In practical terms, set difference can be used to determine remaining items or options after removing certain elements.
Review Questions
How does the set difference operation help in understanding relationships between multiple sets?
The set difference operation allows us to see what unique elements belong to one set without including those from another. This highlights the distinction between two or more sets and clarifies how they relate to each other. By examining A ∖ B, we can identify what elements are exclusive to set A, which helps in analyzing overlaps and gaps among various collections of items.
Illustrate the use of the symbol ∖ with an example involving two sets and explain the result.
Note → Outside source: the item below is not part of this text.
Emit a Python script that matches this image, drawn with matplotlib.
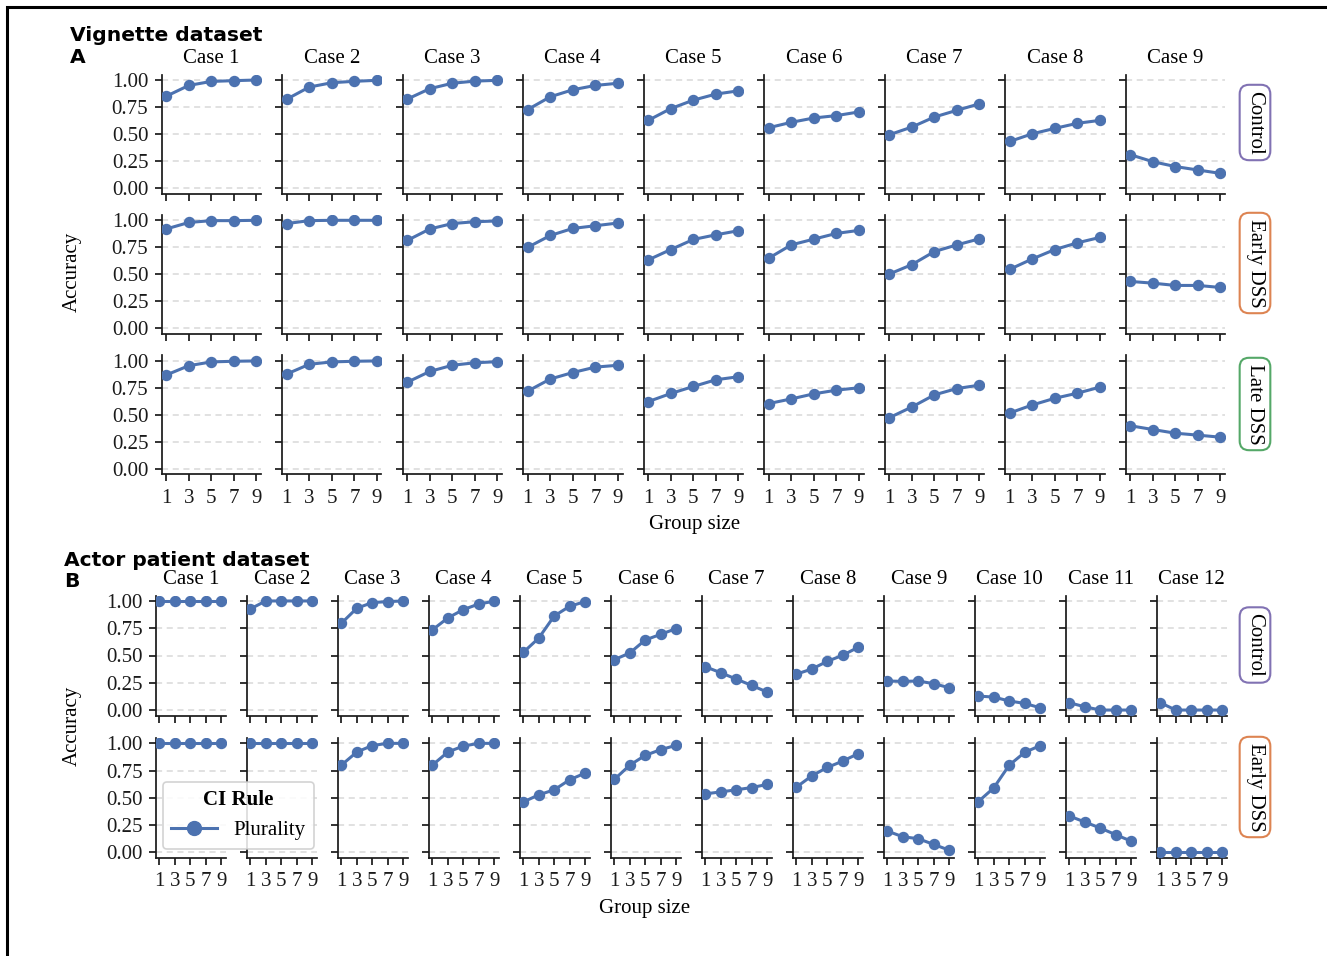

Consider two sets: A = {1, 2, 3, 4} and B = {2, 4}. When we apply the set difference operation A ∖ B, we look for elements in A that are not in B. The result would be {1, 3}, which signifies that these numbers exist in A but have been excluded from B. This example shows how set difference provides a clear picture of what remains when certain elements are filtered out.
Critically evaluate how changing the order of sets in a set difference operation affects the outcome and provide an example.
Changing the order in a set difference operation significantly impacts the result since it is not commutative. For instance, if we take two sets A = {1, 2, 3} and B = {2}, computing A ∖ B gives us {1, 3}, while doing B ∖ A results in an empty set {} since there are no elements in B that aren't also in A. This demonstrates that understanding the context and order of operations is crucial when working with set differences.